### abstract ###
Understanding complex networks of protein-protein interactions is one of the foremost challenges of the post-genomic era.
Due to the recent advances in experimental bio-technology, including yeast-2-hybrid, tandem affinity purification and other high-throughput methods for protein-protein interaction detection, huge amounts of PPI network data are becoming available.
Of major concern, however, are the levels of noise and incompleteness.
For example, for Y2H screens, it is thought that the false positive rate could be as high as 64 percent, and the false negative rate may range from 43 percent to 71 percent.
TAP experiments are believed to have comparable levels of noise.
We present a novel technique to assess the confidence levels of interactions in PPI networks obtained from experimental studies.
We use it for predicting new interactions and thus for guiding future biological experiments.
This technique is the first to utilize currently the best fitting network model for PPI networks, geometric graphs.
Our approach achieves specificity of 85 percent and sensitivity of 90 percent.
We use it to assign confidence scores to physical protein-protein interactions in the human PPI network downloaded from BioGRID.
Using our approach, we predict 251 interactions in the human PPI network, a statistically significant fraction of which correspond to protein pairs sharing common GO terms.
Moreover, we validate a statistically significant portion of our predicted interactions in the HPRD database and the newer release of BioGRID.
The data and Matlab code implementing the methods are freely available from the web site: LINK.
### introduction ###
Networks are used to model natural phenomena studied in computational and systems biology.
Nodes in networks represent biomolecules such as genes or proteins, and edges between the nodes indicate interactions between the corresponding biomolecules.
These interactions could be of many different types, including functional, genetic, and physical interactions.

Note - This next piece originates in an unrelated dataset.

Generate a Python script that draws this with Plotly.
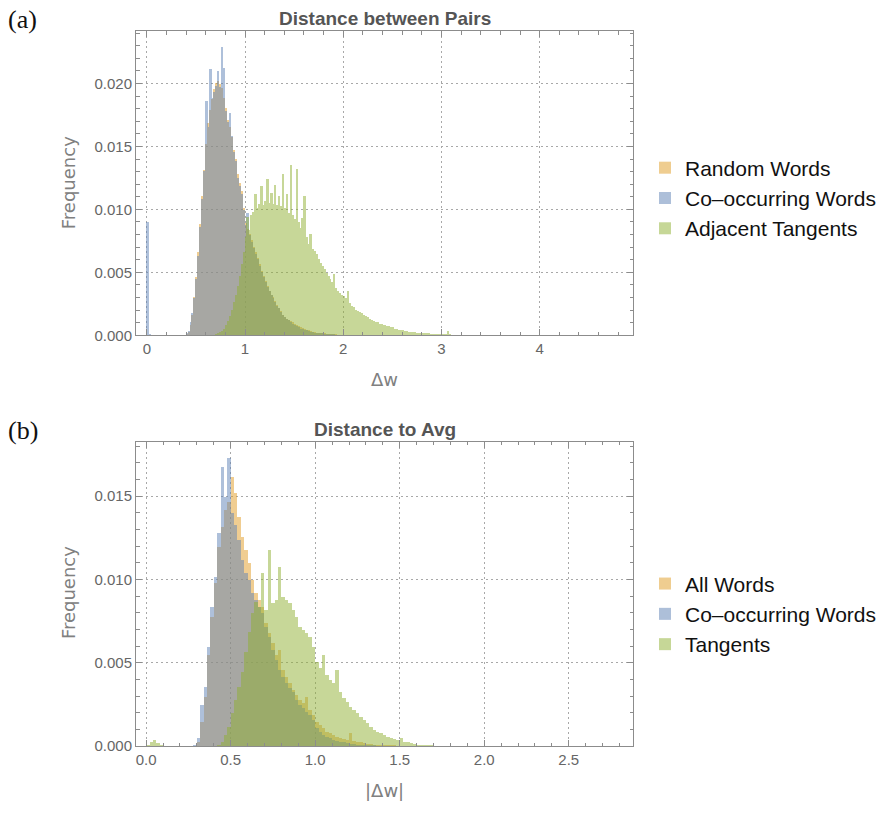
import plotly.graph_objects as go

# ---------------- Panel (a): Distance between Pairs ----------------
BIN_W_A = 0.02
RANDOM_START_A = 0.40
random_words_a = [
    0.00005, 0.0002, 0.0008, 0.0016, 0.0030, 0.0046, 0.0066, 0.0088, 0.0110, 0.0131,
    0.0152, 0.0168, 0.0179, 0.0187, 0.0195, 0.0200, 0.0202, 0.0199, 0.0196, 0.0188,
    0.0180, 0.0171, 0.0165, 0.0157, 0.0147, 0.0140, 0.0128, 0.0121, 0.0114, 0.0101,
    0.0089, 0.0084, 0.0080, 0.0075, 0.0070, 0.0066, 0.0061, 0.0056, 0.0051, 0.0047,
    0.0043, 0.0039, 0.0035, 0.0032, 0.0030, 0.0027, 0.0024, 0.0021, 0.0019, 0.0016,
    0.0014, 0.0013, 0.0012, 0.0011, 0.0010, 0.0009, 0.0008, 0.0007, 0.0006, 0.00055,
    0.0005, 0.0004, 0.00035, 0.0003, 0.00025, 0.0002, 0.00018, 0.00015, 0.00012, 0.0001,
    0.00008, 0.00006, 0.00005, 0.00004, 0.00003, 0.00002, 0.00001,
]

COOC_START_A = 0.00
cooccurring_a = [
    0.0090, 0.00005, 0, 0, 0, 0, 0, 0, 0, 0,
    0, 0, 0, 0, 0, 0, 0, 0, 0, 0,
    0.0001, 0.0003, 0.0010, 0.0017, 0.0029, 0.0044, 0.0063, 0.0086, 0.0108, 0.0130,
    0.0186, 0.0165, 0.0211, 0.0188, 0.0193, 0.0198, 0.0210, 0.0197, 0.0229, 0.0212,
    0.0178, 0.0169, 0.0176, 0.0158, 0.0145, 0.0138, 0.0125, 0.0118, 0.0112, 0.0099,
    0.0087, 0.0097, 0.0079, 0.0074, 0.0069, 0.0064, 0.0060, 0.0055, 0.0050, 0.0046,
    0.0042, 0.0038, 0.0035, 0.0032, 0.0029, 0.0026, 0.0023, 0.0021, 0.0018, 0.0016,
    0.0014, 0.0013, 0.0012, 0.0010, 0.0009, 0.0008, 0.0007, 0.0006, 0.0005, 0.0005,
    0.0004, 0.00035, 0.0003, 0.00025, 0.0002, 0.00018, 0.00015, 0.00012, 0.0001, 0.00008,
    0.00006, 0.00005, 0.00004, 0.00003, 0.00002, 0.00001,
]

TANG_START_A = 0.70
adjacent_tangents_a = [
    0.00005, 0.0001, 0.0002, 0.0003, 0.0005, 0.0008, 0.0011, 0.0015, 0.0020, 0.0026,
    0.0032, 0.0039, 0.0047, 0.0056, 0.0066, 0.0078, 0.0094, 0.0083, 0.0095, 0.0098,
    0.0112, 0.0101, 0.0104, 0.0118, 0.0103, 0.0106, 0.0124, 0.0105, 0.0113, 0.0104,
    0.0119, 0.0103, 0.0110, 0.0102, 0.0128, 0.0101, 0.0112, 0.0097, 0.0135, 0.0095,
    0.0092, 0.0132, 0.0090, 0.0085, 0.0093, 0.0110, 0.0078, 0.0072, 0.0080, 0.0068,
    0.0067, 0.0064, 0.0060, 0.0057, 0.0055, 0.0052, 0.0049, 0.0047, 0.0044, 0.0042,
    0.0048, 0.0037, 0.0035, 0.0033, 0.0032, 0.0031, 0.0029, 0.0035, 0.0025, 0.0023,
    0.0022, 0.0020, 0.0019, 0.0018, 0.0017, 0.0016, 0.0015, 0.0014, 0.0013, 0.0012,
    0.0011, 0.0010, 0.0010, 0.0009, 0.0009, 0.0008, 0.0008, 0.0007, 0.0007, 0.0006,
    0.0006, 0.0005, 0.0005, 0.0004, 0.0004, 0.00035, 0.0003, 0.0003, 0.00025, 0.00025,
    0.0002, 0.0002, 0.00015, 0.00015, 0.00015, 0.0001, 0.0001, 0.0001, 0.00008, 0.00006,
    0.00005, 0.00004, 0.00003, 0.00003, 0.00002, 0.00002, 0.00001, 0.00001, 0.0003, 0.00001,
]

# ---------------- Panel (b): Distance to Avg ----------------
BIN_W_B = 0.02
ALL_START_B = 0.28
all_words_b = [
    0.00003, 0.0003, 0.0015, 0.0030, 0.0055, 0.0078, 0.0098, 0.0120, 0.0132, 0.0142,
    0.0147, 0.0162, 0.0152, 0.0138, 0.0126, 0.0118, 0.0110, 0.0100, 0.0092, 0.0088,
    0.0084, 0.0074, 0.0068, 0.0062, 0.0055, 0.0058, 0.0046, 0.0042, 0.0038, 0.0034,
    0.0031, 0.0028, 0.0026, 0.0030, 0.0022, 0.0019, 0.0015, 0.0013, 0.0011, 0.0009,
    0.0008, 0.0007, 0.0006, 0.0005, 0.00045, 0.0004, 0.0008, 0.00035, 0.0003, 0.00025,
    0.0002, 0.00018, 0.00015, 0.00012, 0.0001, 0.00009, 0.00008, 0.00006, 0.00005, 0.00004,
    0.00003, 0.00003, 0.00002, 0.00002, 0.00001,
]

COOC_START_B = 0.28
cooccurring_b = [
    0.00005, 0.0005, 0.0025, 0.0036, 0.0060, 0.0084, 0.0102, 0.0128, 0.0168, 0.0150,
    0.0173, 0.0140, 0.0133, 0.0124, 0.0112, 0.0104, 0.0100, 0.0092, 0.0088, 0.0084,
    0.0080, 0.0072, 0.0066, 0.0058, 0.0052, 0.0046, 0.0042, 0.0038, 0.0035, 0.0033,
    0.0028, 0.0025, 0.0023, 0.0021, 0.0019, 0.0016, 0.0011, 0.0009, 0.0007, 0.0006,
    0.0005, 0.0004, 0.00035, 0.0003, 0.00025, 0.0002, 0.00017, 0.00014, 0.00012, 0.0001,
    0.00008, 0.00006, 0.00005, 0.00004, 0.00003, 0.00002, 0.00002, 0.00001,
]

TANG_START_B = 0.00
tangents_b = [
    0.0001, 0.0003, 0.0004, 0.0002, 0.00005, 0, 0, 0, 0, 0,
    0, 0, 0, 0, 0, 0, 0, 0, 0, 0,
    0, 0.0001, 0.0003, 0.0007, 0.0012, 0.0020, 0.0028, 0.0036, 0.0045, 0.0057,
    0.0069, 0.0080, 0.0087, 0.0084, 0.0104, 0.0082, 0.0118, 0.0086, 0.0088, 0.0108,
    0.0090, 0.0088, 0.0086, 0.0082, 0.0078, 0.0072, 0.0070, 0.0068, 0.0066, 0.0060,
    0.0051, 0.0047, 0.0055, 0.0043, 0.0040, 0.0038, 0.0046, 0.0033, 0.0029, 0.0027,
    0.0024, 0.0022, 0.0020, 0.0018, 0.0016, 0.0014, 0.0012, 0.0010, 0.0009, 0.0008,
    0.0007, 0.0006, 0.0005, 0.00045, 0.0004, 0.0005, 0.0003, 0.00025, 0.0002, 0.00015,
    0.00012, 0.0001, 0.00008, 0.00006, 0.00005, 0.00003, 0.00002, 0.00001,
]

LEGEND_A = ["Random Words", "Co\u2013occurring Words", "Adjacent Tangents"]
LEGEND_B = ["All Words", "Co\u2013occurring Words", "Tangents"]

ORANGE = "#E19C24"
BLUE = "#5E81B5"
GREEN = "#8FB032"
OPA = 0.5

W, H = 883, 813
L_PX, R_PX = 136, 633
A_TOP, A_BOT = 31.7, 338.6
B_TOP, B_BOT = 446.0, 753.6


def px_x(p):
    return p / W


def px_y(p):
    return 1 - p / H


fig = go.Figure()


def add_hist(values, start, width, color, name, xa, ya, legend):
    fig.add_trace(go.Bar(
        x0=start + width / 2, dx=width, y=values, name=name,
        marker=dict(color=color, line=dict(width=0)),
        opacity=OPA, xaxis=xa, yaxis=ya, legend=legend,
        hoverinfo="skip",
    ))


add_hist(random_words_a, RANDOM_START_A, BIN_W_A, ORANGE, LEGEND_A[0], "x", "y", "legend")
add_hist(cooccurring_a, COOC_START_A, BIN_W_A, BLUE, LEGEND_A[1], "x", "y", "legend")
add_hist(adjacent_tangents_a, TANG_START_A, BIN_W_A, GREEN, LEGEND_A[2], "x", "y", "legend")
add_hist(all_words_b, ALL_START_B, BIN_W_B, ORANGE, LEGEND_B[0], "x2", "y2", "legend2")
add_hist(cooccurring_b, COOC_START_B, BIN_W_B, BLUE, LEGEND_B[1], "x2", "y2", "legend2")
add_hist(tangents_b, TANG_START_B, BIN_W_B, GREEN, LEGEND_B[2], "x2", "y2", "legend2")

FRAME = "#8c8c8c"
TICKFONT = dict(family="Liberation Sans, Arial, sans-serif", size=15, color="#666666")

common_axis = dict(
    showline=True, linecolor=FRAME, linewidth=1, mirror="ticks",
    ticks="inside", ticklen=6, tickcolor=FRAME, tickwidth=1,
    showgrid=True, gridcolor="#a8a8a8", griddash="2px,3px", gridwidth=1,
    zeroline=False, tickfont=TICKFONT, fixedrange=True,
)

LEG_FONT = dict(family="Liberation Sans, Arial, sans-serif", size=21, color="#111111")

fig.update_layout(
    width=W, height=H, autosize=False,
    margin=dict(l=0, r=0, t=0, b=0),
    paper_bgcolor="white", plot_bgcolor="white",
    barmode="overlay", bargap=0,
    showlegend=True,
    xaxis=dict(common_axis, domain=[px_x(L_PX), px_x(R_PX)], anchor="y",
               range=[-0.11, 4.95], tickvals=[0, 1, 2, 3, 4], tickformat="d",
               minor=dict(dtick=0.2, tick0=0, ticklen=3.5, tickcolor=FRAME, ticks="inside", showgrid=False)),
    yaxis=dict(common_axis, domain=[px_y(A_BOT), px_y(A_TOP)], anchor="x",
               range=[0, 0.02414], tickvals=[0, 0.005, 0.010, 0.015, 0.020], tickformat=".3f",
               minor=dict(dtick=0.001, tick0=0, ticklen=3.5, tickcolor=FRAME, ticks="inside", showgrid=False)),
    xaxis2=dict(common_axis, domain=[px_x(L_PX), px_x(R_PX)], anchor="y2",
                range=[-0.06, 2.88], tickvals=[0, 0.5, 1.0, 1.5, 2.0, 2.5], tickformat=".1f",
                minor=dict(dtick=0.1, tick0=0, ticklen=3.5, tickcolor=FRAME, ticks="inside", showgrid=False)),
    yaxis2=dict(common_axis, domain=[px_y(B_BOT), px_y(B_TOP)], anchor="x2",
                range=[0, 0.01827], tickvals=[0, 0.005, 0.010, 0.015], tickformat=".3f",
                minor=dict(dtick=0.001, tick0=0, ticklen=3.5, tickcolor=FRAME, ticks="inside", showgrid=False)),
    legend=dict(x=px_x(645), y=px_y(149), xanchor="left", yanchor="top",
                font=LEG_FONT, bgcolor="rgba(0,0,0,0)", traceorder="normal"),
    legend2=dict(x=px_x(645), y=px_y(569), xanchor="left", yanchor="top",
                 font=LEG_FONT, bgcolor="rgba(0,0,0,0)", traceorder="normal"),
)

TITLE_FONT = dict(family="Liberation Sans, Arial, sans-serif", size=19, color="#555555")
AXT_FONT = dict(family="DejaVu Sans, sans-serif", size=18, color="#808080")
LBL_FONT = dict(family="Liberation Serif, serif", size=26, color="#111111")

annotations = [
    dict(text="(a)", x=px_x(6), y=px_y(20), xanchor="left", yanchor="middle", font=LBL_FONT),
    dict(text="(b)", x=px_x(6), y=px_y(435), xanchor="left", yanchor="middle", font=LBL_FONT),
    dict(text="<b>Distance between Pairs</b>", x=px_x((L_PX + R_PX) / 2), y=px_y(19),
         xanchor="center", yanchor="middle", font=TITLE_FONT),
    dict(text="<b>Distance to Avg</b>", x=px_x((L_PX + R_PX) / 2), y=px_y(434),
         xanchor="center", yanchor="middle", font=TITLE_FONT),
    dict(text="Frequency", x=px_x(68), y=px_y(185), textangle=-90,
         xanchor="center", yanchor="middle", font=AXT_FONT),
    dict(text="Frequency", x=px_x(68), y=px_y(599), textangle=-90,
         xanchor="center", yanchor="middle", font=AXT_FONT),
    dict(text="\u0394w", x=px_x((L_PX + R_PX) / 2), y=px_y(383),
         xanchor="center", yanchor="middle", font=AXT_FONT),
    dict(text="|\u0394w|", x=px_x((L_PX + R_PX) / 2), y=px_y(798),
         xanchor="center", yanchor="middle", font=AXT_FONT),
]
for a in annotations:
    a.update(xref="paper", yref="paper", showarrow=False)
fig.update_layout(annotations=annotations)

fig.write_html("out.html")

Understanding these complex networks is a fundamental issue in systems biology.
Of particular importance are protein-protein interaction networks.
In PPI networks, nodes correspond to proteins and two nodes are linked by an edge if the corresponding proteins can interact.
The topology of PPI networks can give new insight into the function of individual proteins, protein complexes and cellular machinery as a complex system CITATION, CITATION .
Advances in high-throughput techniques such as yeast-2-hybrid, tandem affinity purification, and mass spectrometric protein complex identification are producing a growing amount of experimental PPI data for many organisms CITATION CITATION.
However, the data produced by these techniques have very high levels of false positives and false negatives.
Y2H screens have false negative rates in the range from 43 percent to 71 percent and TAP has false negative rates of 15 percent 50 percent CITATION.
False positive rates for Y2H could be as high as 64 percent and for TAP experiments they could be as high as 77 percent CITATION.
Thus, reducing the level of noise in PPI networks and assessing the confidence of each interaction is an essential task.
Two recent studies provided two high quality PPI data sets for Saccharomyces cerevisiae CITATION, CITATION.
Gavin et al. CITATION defined socio-affinity scores measuring the log-odds of the number of times two proteins are observed together, relative to their frequency in the data set.
They use not only direct bait-prey connections but also indirect prey-prey relationships.
In this, two proteins are each identified as preys in a purification in which a third protein is used as bait.
Krogan et al. CITATION used machine learning methods, including Bayesian networks and boosted stump decision trees, to define confidence scores for potential interactions.
These scores are based on direct bait-prey observations.
They used a Markov clustering algorithm to define protein complexes.
Data sets produced by these two groups are very different and thought to contain many false positives.
In CITATION these two data sets were merged into one set of experimentally based PPIs by analyzing the primary affinity purification data using the purification enrichment scoring system.
Using the set of manually curated PPIs, they showed that this new data set is more accurate than the original individual sets and is comparable to PPIs defined using small scale experimental methods.
From the original 12,122 interactions from these two studies in the General Repository of Interaction Data CITATION they discarded 7,504 as being of low confidence.
Applying their metric they discovered 4456 new interactions, that were not among the original 12,122 interactions, and produced a set of 9,074 interactions with accuracy comparable to the accuracy of the small scale experiments.
In this paper we use this high confidence data set to test our approach.
In recent years several random graph models have been proposed to model PPI networks: Erd s-R nyi random graphs with the same degree distribution as in data CITATION, scale-free graphs CITATION, geometric random graphs CITATION CITATION, and stickiness-index-based models CITATION.
The technique presented in this paper is one of the first to use a network model of PPI networks for purposes other than just generating synthetic data.
We demonstrate that a geometric graph model can be used for assessing the confidence levels of known interactions in PPI networks and predicting novel ones.
We apply our technique to de-noise PPI data sets by detecting false positives and false negative interactions.
This new approach is compared with existing PPI network post-processing techniques in the final section.